Alex Ronde, porte-parole du syndicat CFTC Police, lui non plus ne voit pas trop "l'intérêt" de cet arrêté.
"Finalement, ce sera puni d'une simple amende. Imaginez bien que des individus chevronnés qui veulent récupérer des points de deal, qui utilisent de l'armement de guerre pour régler les comptes, je ne pense pas que cet arrêté va les dissuader", a-t-il expliqué sur BFMTV.
D'autant que, rappelle-t-il, les policiers peuvent déjà réaliser des contrôles routiers et des contrôles d'identité sur réquisition du procureur de la République.

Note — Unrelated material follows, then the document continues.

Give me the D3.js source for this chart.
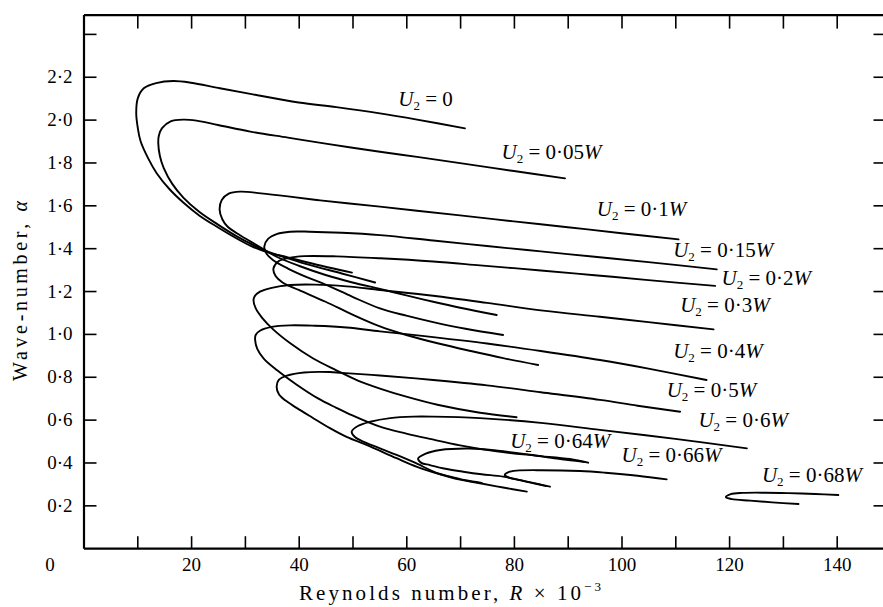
<!DOCTYPE html>
<html><head><meta charset="utf-8">
<script src="https://cdn.jsdelivr.net/npm/d3@7"></script>
<style>
html,body{margin:0;padding:0;background:#fff;}
svg{display:block;font-family:"Liberation Serif","Times New Roman",serif;}
</style></head><body>
<svg id="chart" width="883" height="607"></svg>
<script>
// ---- axis ticks ----
const xTickValues = [10,20,30,40,50,60,70,80,90,100,110,120,130,140];
const xLabelValues = [20,40,60,80,100,120,140];
const yTickValues = [0.2,0.4,0.6,0.8,1.0,1.2,1.4,1.6,1.8,2.0,2.2,2.4];
const yLabelValues = [0.2,0.4,0.6,0.8,1.0,1.2,1.4,1.6,1.8,2.0,2.2];
const originLabel = "0";

// ---- neutral curves: [R x 1e-3, alpha], from upper-branch end through nose to lower-branch end ----
const curveU000 = [[70.9,1.959],[62,2.0],[55.1,2.029],[47,2.058],[40,2.08],[31,2.12],[25,2.148],[20,2.172],[16.7,2.18],[13.5,2.17],[11.2,2.146],[10.1,2.1],[9.8,2.03],[10.1,1.96],[10.6,1.9],[12,1.82],[13.6,1.75],[16,1.675],[18.6,1.612],[21.5,1.553],[24.8,1.5],[28,1.452],[31,1.412],[33.8,1.384],[38,1.357],[43,1.325],[49.9,1.286]];
const curveU005 = [[89.5,1.726],[80,1.76],[70,1.797],[62,1.826],[55.1,1.85],[45,1.888],[38,1.916],[31,1.944],[25,1.975],[21,1.995],[18.6,2.0],[16.2,1.992],[14.6,1.96],[14.0,1.925],[13.9,1.889],[14.2,1.83],[14.9,1.775],[16.5,1.7],[18.6,1.635],[21.5,1.57],[25,1.51],[28.5,1.455],[31.5,1.415],[34,1.386],[38,1.353],[42,1.322],[48,1.282],[54.2,1.24]];
const curveU010 = [[110.6,1.441],[100,1.47],[90,1.498],[80,1.525],[70,1.553],[62,1.575],[55.1,1.594],[49,1.61],[43.4,1.625],[38,1.642],[33,1.656],[29.1,1.664],[27,1.655],[25.7,1.625],[25.3,1.58],[25.8,1.535],[26.8,1.5],[28.5,1.47],[31,1.432],[33.5,1.395],[35.9,1.36],[40,1.318],[45,1.275],[50,1.24],[55.1,1.21],[60,1.18],[65,1.15],[70,1.122],[76.8,1.088]];
const curveU015 = [[117.7,1.301],[105,1.335],[95,1.36],[85,1.385],[75,1.41],[65,1.436],[55.1,1.461],[48,1.472],[42,1.477],[38.4,1.477],[36,1.467],[34.3,1.443],[33.6,1.407],[34.0,1.375],[35.2,1.345],[38,1.305],[41.5,1.265],[45,1.23],[50,1.173],[55.1,1.119],[60,1.085],[65,1.055],[71,1.024],[78,0.995]];
const curveU020 = [[117.4,1.224],[105,1.251],[95,1.274],[85,1.296],[73.7,1.32],[65,1.338],[55.1,1.353],[47,1.362],[41,1.363],[38.2,1.355],[36.2,1.338],[35.3,1.305],[35.7,1.27],[37,1.24],[40,1.205],[45,1.15],[50,1.09],[55.1,1.035],[60,0.995],[66,0.955],[72,0.92],[78,0.887],[84.5,0.855]];
const curveU030 = [[117.1,1.021],[105,1.055],[96,1.08],[85,1.11],[75,1.145],[65,1.178],[55.1,1.205],[48.9,1.222],[43,1.23],[38.4,1.228],[35,1.215],[32.8,1.197],[31.8,1.175],[31.6,1.158],[32.0,1.12],[33.2,1.075],[35.3,1.02],[38.5,0.955],[42.7,0.885],[47,0.83],[51,0.782],[55.1,0.745],[60,0.707],[66,0.668],[73.7,0.632],[80.5,0.611]];
const curveU040 = [[115.8,0.785],[105,0.838],[96,0.878],[85,0.92],[75,0.955],[65,0.985],[55.1,1.012],[48.9,1.03],[43,1.038],[38.4,1.04],[35,1.033],[32.8,1.015],[32.0,0.995],[31.9,0.972],[32.3,0.93],[33.5,0.885],[36,0.83],[39.5,0.765],[43.5,0.7],[47,0.655],[49.5,0.625],[55.1,0.567],[60,0.535],[64.4,0.51],[70,0.48],[76.8,0.452],[84,0.432],[90.4,0.416],[93.8,0.399]];
const curveU050 = [[110.9,0.637],[103,0.665],[96,0.692],[85,0.728],[75,0.76],[65,0.785],[55.1,0.806],[48,0.818],[45.8,0.822],[41,0.82],[37.8,0.805],[36.3,0.785],[35.9,0.755],[36.3,0.72],[37.5,0.69],[39.6,0.655],[42.5,0.61],[45.8,0.56],[49,0.518],[52.6,0.482],[58.2,0.42],[62,0.38],[66.3,0.345],[70,0.32],[73.7,0.303],[78,0.283],[82.4,0.264]];
const curveU060 = [[123.3,0.466],[110,0.51],[96,0.552],[85,0.585],[73.7,0.607],[65,0.614],[61.3,0.614],[57,0.607],[53.3,0.59],[51,0.57],[49.85,0.544],[50.4,0.52],[52,0.497],[55,0.467],[58.2,0.435],[61.5,0.4],[65.6,0.352],[68,0.335],[71,0.317],[74,0.305]];
const curveU064 = [[93,0.403],[88,0.418],[83,0.436],[77,0.455],[71.8,0.465],[66.3,0.458],[63.5,0.44],[62.2,0.419],[62.8,0.398],[64.4,0.388],[67,0.372],[70.6,0.357],[74,0.345],[78,0.334],[82,0.313],[86.7,0.287]];
const curveU066 = [[108.4,0.321],[103,0.338],[97,0.352],[92.3,0.36],[85,0.364],[80.5,0.362],[79,0.355],[78.3,0.342],[79,0.331],[81,0.318],[83.5,0.304],[86,0.29]];
const curveU068 = [[140.3,0.248],[136,0.253],[131,0.257],[126.7,0.259],[122.5,0.258],[120.3,0.252],[119.4,0.238],[120.5,0.229],[123.9,0.222],[128,0.214],[132.9,0.206]];

const curves = [curveU000,curveU005,curveU010,curveU015,curveU020,curveU030,curveU040,curveU050,curveU060,curveU064,curveU066,curveU068];

// ---- curve labels ----
const labelValues = ["0","0·05","0·1","0·15","0·2","0·3","0·4","0·5","0·6","0·64","0·66","0·68"];
const labelR     = [58.5, 77.7, 95.4, 109.6, 118.6, 110.9, 109.6, 108.4, 114.3, 79.3, 100.0, 126.1];
const labelAlpha = [2.064, 1.815, 1.55, 1.357, 1.229, 1.104, 0.886, 0.707, 0.567, 0.466, 0.404, 0.310];

const svg = d3.select("#chart");
const x = d3.scaleLinear().domain([0,150]).range([83.5,890.5]);
const y = d3.scaleLinear().domain([0,2.49]).range([548.2,14.6]);
const fmt = d => d3.format(".1f")(d).replace(".", "·");

function styleAxis(g){
  g.select(".domain").attr("stroke","#000").attr("stroke-width",2.2);
  g.selectAll(".tick line").attr("stroke","#000").attr("stroke-width",1.6);
  g.selectAll(".tick text").attr("fill","#000").attr("font-size",19)
   .attr("font-family","'Liberation Serif','Times New Roman',serif");
}

svg.append("g").attr("transform",`translate(0,${y(0)})`)
  .call(d3.axisBottom(x).tickValues(xTickValues).tickSizeInner(-12).tickSizeOuter(0).tickPadding(9)
    .tickFormat(d => xLabelValues.includes(d) ? d : ""))
  .call(styleAxis);
svg.append("g").attr("transform",`translate(0,${y(2.49)})`)
  .call(d3.axisTop(x).tickValues(xTickValues).tickSizeInner(-14).tickSizeOuter(0).tickFormat(""))
  .call(styleAxis);
svg.append("g").attr("transform",`translate(${x(0)},0)`)
  .call(d3.axisLeft(y).tickValues(yTickValues).tickSizeInner(-13).tickSizeOuter(0).tickPadding(11)
    .tickFormat(d => yLabelValues.some(v => Math.abs(v-d)<1e-9) ? fmt(d) : ""))
  .call(styleAxis);
svg.append("g").attr("transform",`translate(${x(150)},0)`)
  .call(d3.axisRight(y).tickValues(yTickValues).tickSizeInner(-17).tickSizeOuter(0).tickFormat(""))
  .call(styleAxis);

svg.append("text").attr("x",50).attr("y",571).attr("text-anchor","middle")
  .attr("font-size",19).text(originLabel);

// axis titles
const xt = svg.append("text").attr("x",299).attr("y",600).attr("font-size",21)
  .attr("textLength",302).attr("lengthAdjust","spacing");
xt.append("tspan").text("Reynolds number, ");
xt.append("tspan").attr("font-style","italic").text("R");
xt.append("tspan").text(" × 10");
xt.append("tspan").attr("font-size",13).attr("dy",-9).text("−3");

const yt = svg.append("text").attr("transform","translate(27,291) rotate(-90)")
  .attr("text-anchor","middle").attr("font-size",20)
  .attr("textLength",180).attr("lengthAdjust","spacing");
yt.append("tspan").text("Wave-number, ");
yt.append("tspan").attr("font-style","italic").text("α");

// curves
const line = d3.line().x(d => x(d[0])).y(d => y(d[1])).curve(d3.curveCatmullRom.alpha(0.5));
svg.append("g").selectAll("path").data(curves).join("path")
  .attr("d", line).attr("fill","none").attr("stroke","#000")
  .attr("stroke-width",1.9).attr("stroke-linejoin","round").attr("stroke-linecap","round");

// labels
const lg = svg.append("g").attr("font-size",21);
labelValues.forEach((v,i) => {
  const t = lg.append("text").attr("x", x(labelR[i])).attr("y", y(labelAlpha[i]));
  t.append("tspan").attr("font-style","italic").text("U");
  t.append("tspan").attr("font-size",13).attr("dy",4).text("2");
  t.append("tspan").attr("dy",-4).text(" = " + v);
  if (v !== "0") t.append("tspan").attr("font-style","italic").text("W");
});
</script>
</body></html>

"Concrètement, comment ça va se dérouler ?"
Pour Me Florence Rouas, cet arrêté "pose vraiment question": "Je ne comprends pas bien sur quel fondement juridique, il va pouvoir s'appliquer", a-t-elle expliqué sur le plateau de BFMTV. "Une mesure police administrative doit être nécessaire, justifiée et proportionnée", estime de son côté Me Samy Djemaoun, avocat au barreau de Paris, auprès de BFMTV.com.
"Ce genre d'arrêté doit être encadré, à la fois sur le plan géographique, à la fois sur le plan spatio-temporel. Et puis concrètement, comment ça va se dérouler ?", s'interroge Me Florence Rouas.
Car le communiqué publié par la préfecture du Var ne précise pas la durée d'interdiction. "Or, une mesure de police administrative restrictive de liberté qui n'est pas limitée dans le temps est susceptible d'être illégale", explique Me Samy Djemaoun. Et sur le plan géographique, cet arrêté, tel qui est présenté, entrave la liberté d'aller et venir, estiment les avocats interrogés par BFMTV.
Mais les questions ne s'arrêtent pas là. Selon le communiqué, cet arrêté vise "tous les individus résidant dans les Bouches-du-Rhône et connus pour des antécédents judiciaires en matière de stupéfiants".
"Juridiquement, c'est imprécis et donc susceptible de concerner des personnes qui, par exemple, ont été condamnées il y a vingt ans", pointe Me Samy Djemaoun, avocat au barreau de Paris, auprès de BFMTV.com.
"Est-ce que 'antécédents', ça veut dire qu'on a été interrogé sans jamais avoir été condamné, ou alors est-ce que 'antécédents', ça signifie qu'on a une condamnation inscrite au casier judiciaire? Ce terme, juridiquement, me semble malheureux", ajoute de son côté Me Adrien Gabeaud, avocat au barreau de Paris. Cet arrêté peut-il être appliqué? "Juridiquement, si l'arrêté n'est pas contesté, sa légalité ne sera pas examinée par un juge", explique-t-il.
"Stopper le projet de main mise de dealers marseillais"
Si cet arrêté arrive maintenant, c'est que des narcotrafiquants marseillais tentent "de prendre un point de deal du Val des Rougières", récemment démantelé, a expliqué Rémy Thiebaud, adjoint au maire de Hyères, chargé de la sécurité et de la santé, sur BFMTV. Lundi 26 février, des tirs ont atteint un appartement du quartier, sans faire de victimes.
"C'est très important pour essayer de stopper ce projet de main mise de dealers marseillais sur ce point de deal de Hyères", a-t-il ajouté.
Plusieurs opérations antidrogue ont eu lieu ces dernières semaines. Deux opérations "place nette" ont notamment permis les saisies de 75 kilos de cannabis, 15 kilos de cocaïne et près de 200.000 euros en liquide.
Le département des Bouches-du-Rhône est largement touché par le narcobanditisme. En 2023, 49 personnes ont perdu la vie à Marseille à cause du trafic de stupéfiants, un chiffre record. Une violence qui s'est également largement exacerbée dans les départements voisins, le Var, le Vaucluse ou encore le Gard.